Flight tracking website FlightRadar24 claimed that the Yeti Airlines aircraft was 15 years old and equipped with an ‘old transponder with unreliable data’.
There is no information about any survivor so far, said Sudarshan Bartaula, spokesperson at Yeti Airlines.
“The weather in Pokhara was absolutely fine and the engine of the aircraft was also in good condition,” he said.
“We don’t know what has happened to the airplane,” he said.
However, some local media reported that the aircraft took a wider turn while attempting to land, which may have caused the accident. It was a new airport built under a Chinese soft loan and inaugurated just two weeks ago.
According to Tek Bahadur KC, Chief District Officer of the Kaski district, the plane crashed into the Seti river gorge.
Among the passengers were three infants, three children and 25 women.
Prime Minister Pushpa Kamal Dahal ‘Prachanda’ held an emergency meeting of the Council of Ministers following the crash.
The emergency meeting of the Council of Ministers has decided a public holiday on January 16 to mourn the victims of the Yeti Airlines plane crash.
Prachanda has expressed sadness over the crash and directed the Home Ministry, security personnel and all the government agencies to carry out immediate rescue and relief operations.
He cancelled a visit to the accident site to avoid causing disturbance in the rescue efforts.
The government has formed a five-member probe committee under Nagendra Ghimire, former secretary at the Ministry of Culture, Tourism and Civil Aviation, to investigate the accident.
The government has also directed that every domestic airline’s aircraft undergo rigorous inspections before taking a flight.

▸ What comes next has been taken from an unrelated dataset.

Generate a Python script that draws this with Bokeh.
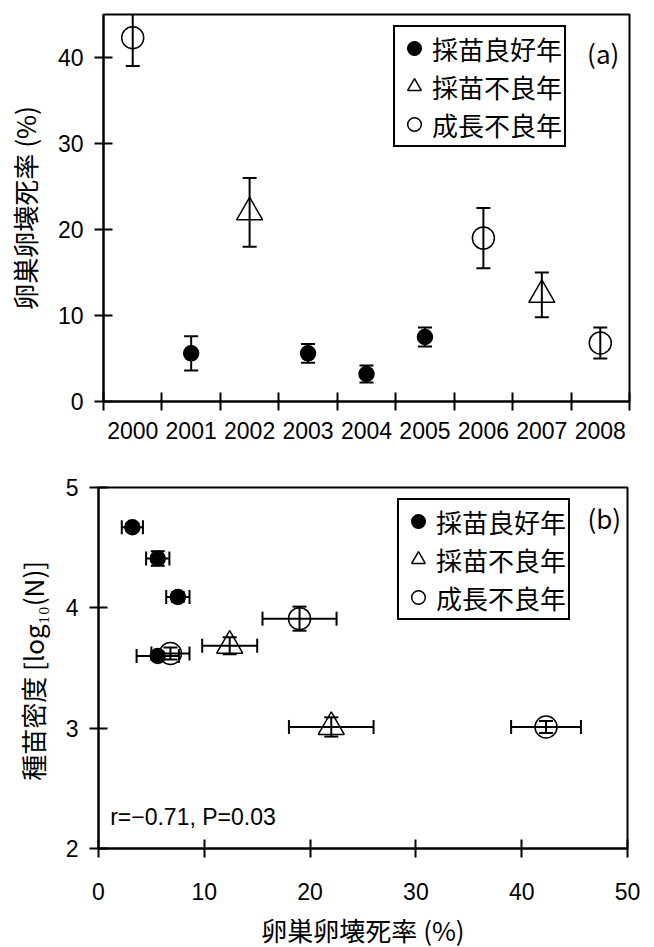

Following the Yeti Airlines aircraft crash, the Pokhara International Airport has been closed for today for all incoming and outgoing flights.
Images and videos posted on social media platforms showed plumes of smoke billowing from the crash site.
Shortly after the crash, police reached and started a rescue operation.
However, the police said that it was not possible to deploy enough manpower. Police said that bringing the fire under control was difficult as the fire engine could not reach the gorge where the crash took place. As a result, the fire is yet to be brought under control.
Gyan Bahadur Khadka, police spokesman, Kaski, said that there was a problem in the rescue due to the difficult terrain.
After the aircraft crashed in the center of Pokhara, a crowd gathered around the accident site.
Spokesman Khadka said that this has hampered the rescue process. He said, “There is a crowd of thousands. Due to the crowd, there has been a problem in the rescue as even the ambulance and fire brigade has been hindered.”
Nepal has had a fraught record of aviation accidents, partly due to its sudden weather changes and airstrips located in hard-to-access rocky terrains.
Sunday’s incident was the third-deadliest crash in the Himalayan nation’s history, according to data from the Aviation Safety Network.
The only incidents in which more people were killed took place in July and September 1992. Those crashes involved aircraft of Thai Airways and Pakistan International Airlines and left 113 and 167 people dead, respectively.
The last major air accident in Nepal happened on May 29 when all 22 people onboard, including four members of an Indian family, were killed as a Tara Air plane crashed in Nepal’s mountainous Mustang district.
In 2016, all 23 people aboard were killed when a plane of the same airline flying the same route crashed after takeoff.
In March 2018, a US-Bangla Air crash occurred at the Tribhuvan International Airport, killing 51 people on board.
A Sita Air flight crashed in September 2012 while making an emergency landing at the Tribhuvan International Airport, killing 19 people.
A plane flying from Pokhara to Jomsom crashed near Jomsom airport on May 14, 2012, killing 15 people.